Don't Forget: Beyond Shutdown Threat, Debt Ceiling Looms

The 2015 Fiscal Year ends on September 30, and unless Congress can agree on a deal to fund federal functions beyond that, we’ll have a repeat of the 2013 government shutdown on our hands. Beyond the immediate budget controversy regarding federal funding of Planned Parenthood, the President and many Members of Congress are seeking a way to bust through spending caps they agreed to just a few years ago.

The situation has its roots in 2011, when the President signed the Budget Control Act (BCA). That law directed a special committee to agree on $1.5 trillion worth of deficit reduction measures by a certain deadline; because they couldn’t do so, caps on discretionary spending went into effect. The Murray-Ryan budget deals of 2013 effectively and temporarily increased those spending caps through 2015, but the original caps will go back into place on October 1 barring Congressional action.

Complicating the situation is the ongoing political battle regarding Planned Parenthood, which receives about $500 million from the federal government. Some Republican lawmakers have threatened to oppose any deal that doesn’t strip away that funding. What’s more, the 2016 election campaign is already underway and several Senators tasked with reaching a deal are also running for President.

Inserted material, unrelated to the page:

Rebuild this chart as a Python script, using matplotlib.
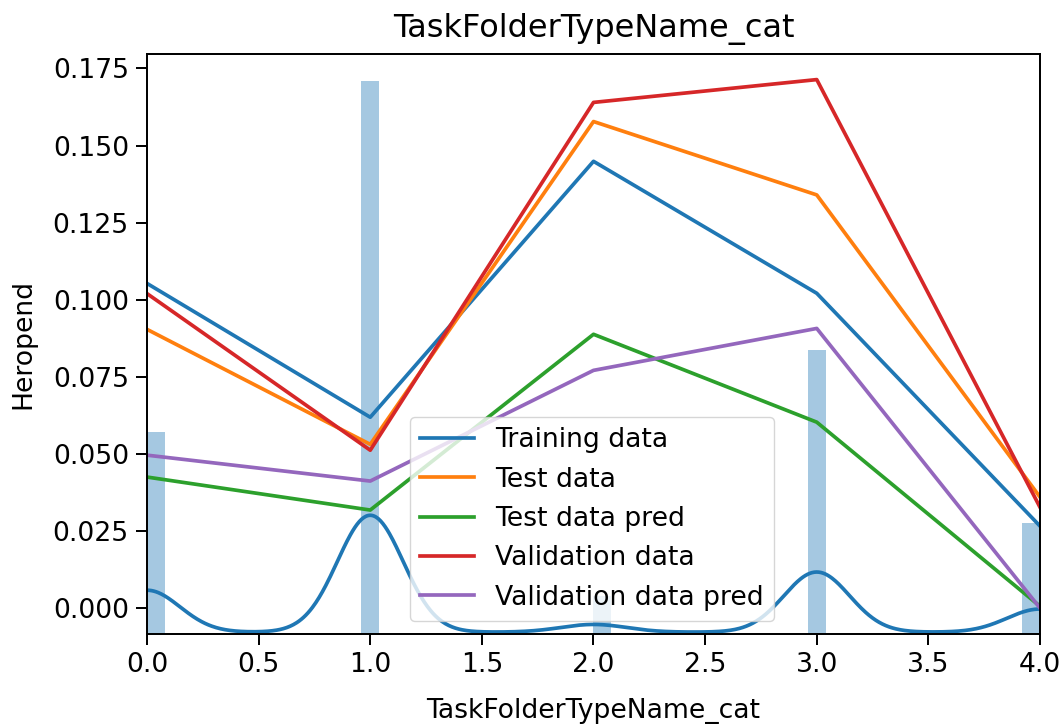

It’s possible that in order to reach a short-term “stopgap” deal (which would likely last through the end of the calendar year in order to buy more time for negotiations), Congress will consider doing away with or relaxing the BCA’s spending caps. The biggest obstacle preventing a long-term deal still seems to be figuring out how to “pay for” future spending increases.

However, that approach ignores the reality that even under the current “restrained” spending environment in the wake of BCA caps, current debt levels are not sustainable and must be addressed. This Fiscal Year, the government will spend $426 billion more than it collects in taxes and other revenues. The Congressional Budget Office has repeatedly warned that even though deficits have been steadily decreasing, failing to reduce the debt itself would have a widespread negative impact on the economy as interest payments and entitlement spending continue to rise. As NTUF showed recently, the BCA spending caps have played a key role in reducing spending below what Washington would have otherwise preferred.

Our political leaders seem to be forgetting that the government bumped into the statutory debt ceiling earlier this year. The national debt has been stuck at $18.113 trillion for the past 193 days since the ceiling was re-established on March 15.  While the Treasury has been unable to issue any new debt, it has been implementing “extraordinary accounting measures” in order to finance daily obligations. Before the end of the year, Congress will have to address this challenge and will probably do so by increasing the debt ceiling yet again.

Rather than debating which offsets are more or less appropriate to “pay for” a breach of the BCA caps Congress should focus on finding cuts that can, if nothing else, continue shrinking the deficit and work on addressing the government’s unsustainable long-term spending trajectory.